El siglo del retrato exhibe también un Retrato mortuorio de un hijo del artista, realizado en torno a 1906. Según se lee en la cartela que acompaña esta obra, "el pintor González Santos empleó a menudo el pastel, dada la especial delicadeza de esta técnica para el retrato, que aquí refleja el cuerpo sin vida de un niño. El género post mortem en su versión infantil tuvo un gran desarrollo en la España alfonsina como recuerdo de pérdidas comunes en la época, cuando las tasas de mortalidad de los más pequeños eran aún muy elevadas".
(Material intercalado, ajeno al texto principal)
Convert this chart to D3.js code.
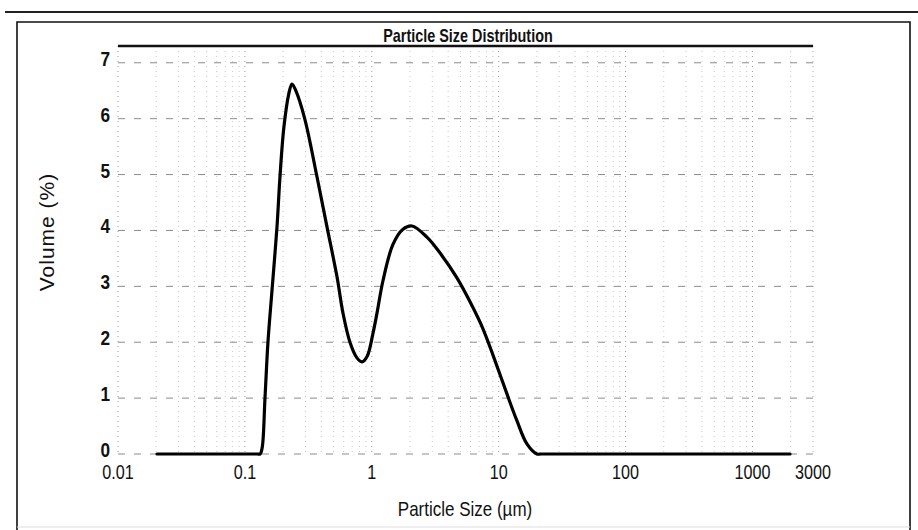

Ante este retrato, Perea vuelve a ese pudor que caracterizaba a su abuelo: "No sé de qué moriría ese niño, en casa no se hablaba del tema. Con la edad entiendes que eso ocurre a menudo: cuando tienes curiosidad por el pasado, ya no están los que te pueden responder", confiesa la experta, que escribió también el catálogo de la exposición que la sala Villasís dedicó a González Santos en 1989. La familia encontró una caja con fotografías del bebé y en ellas se aprecia que el pintor fue fiel también a la realidad en esta obra. "Sólo la parte de la boca es distinta", detalla Perea sobre este pastel que, pese al dramatismo de su tema, destila la serenidad y el amor por la belleza que guiaban al artista. González Santos revive a su hijo con la misma contención con la que en el resto de su producción plasmará otras figuras, que suele retratar con un aire ausente y una emoción austera. Esa sobriedad con la que posa, vestido de negro ante un fondo oscuro, iluminado el rostro, en el otro autorretrato del pintor que custodia el Bellas Artes de Sevilla, y en el que su protagonista mira al frente con una discreta firmeza, como si conociera el secreto de la elegancia.